Diplomatik baskı sürecine değinen Bakan, “İspanya, Latin Amerika ve Asya-Pasifik ülkeleri başta olmak üzere birçok devletle koordinasyon kurduk. Ortak mesaj verdik ve uluslararası baskı ürettik. Bu insanlar sahipsiz değiller. Devletler olarak sahip çıkmamız gerekiyordu ve biz de sahip çıktık.” ifadelerini kullandı.
‘BU TARTIŞMALARI KINIYORUM’
Fidan, savunma sanayiine yönelik tartışmaların Türkiye’nin yerlileşme çabalarını hedef aldığını söyleyerek, “Savunmada yerlileşmeyi mümkün kılan emeğe saygısızlık eden tartışmaları reddediyorum ve kınıyorum.” dedi. ASELSAN, TAI, ROKETSAN, HAVELSAN, Baykar ve BMC’de yıllardır süren çalışmalar sayesinde yerlilik oranının yüzde 20’den yüzde 80’e çıktığını hatırlattı.
Rusya-Ukrayna savaşına ilişkin de değerlendirmelerde bulunan Fidan, tarafların çatışmaları şiddetlendirdiğini, Avrupa’nın güvenlik algısında köklü değişimler yaşandığını belirtti. Türkiye’nin ise istikrar üreten bir ülke olduğuna dikkat çekti:
“Biz hiçbir zaman istikrar bozucu, savaş çıkartıcı bir ülke olmadık. Terörle mücadele ettik, bölgede güvenliği sağladık.”

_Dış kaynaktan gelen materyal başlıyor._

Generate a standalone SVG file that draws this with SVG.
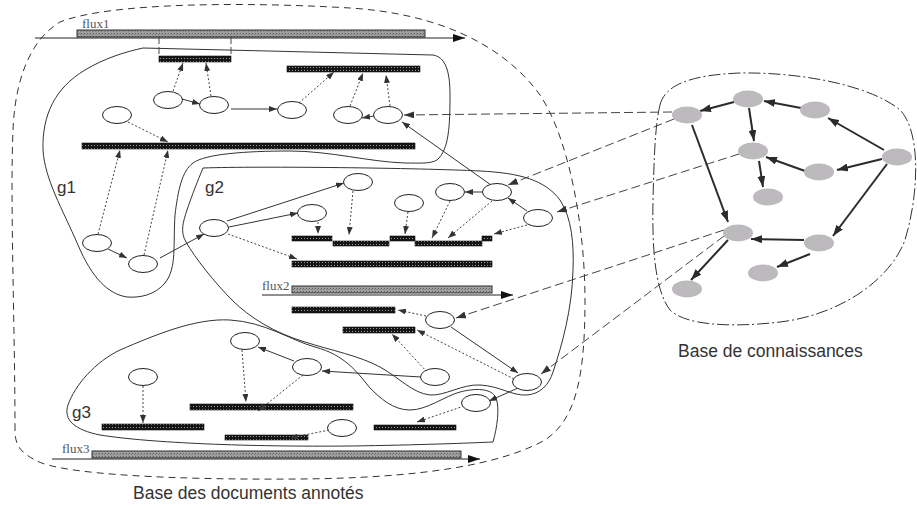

Yunan basını: Fidan’dan sert mesajlar
Fidan’ın Doğu Akdeniz ile ilgili sözleri, Yunan basınında geniş yer buldu. Açıklamalar “sert” olarak nitelendirildi. “Türkiye Dışişleri Bakanı Hakan Fidan, Doğu Akdeniz’de Türkiye’yi izole etmeye ve kuşatmaya çalışan ittifaklar kurulduğunu söyleyerek sert açıklamalarda bulundu. Fidan, Türkiye’nin bu girişimlerin farkında olduğunu ve bunları bertaraf etmek için diplomatik araçları harekete geçirdiğini belirtti. Ancak bu çabaların yetersiz kalması halinde, konunun orduya ve güvenlik birimlerine havale edileceğini vurguladı.” ifadeleri yer aldı.
Bölgesel istikrar paktına ihtiyaç var
Dışişleri Bakanı Hakan Fidan, bölge ülkelerinin toprak bütünlüğüne karşılıklı taahhüt vereceği bir istikrar paktı çağrısı yaptı:
“Bölgesel bir istikrar paktına, platformuna ihtiyacımız var. Birinci amacı caydırıcılık değil; bölge ülkelerinin birbirine güvenini mutlak hale getirmek. Bu platforma ihtiyacımız var ve bunun öncülüğünü Cumhurbaşkanımız yapıyor.”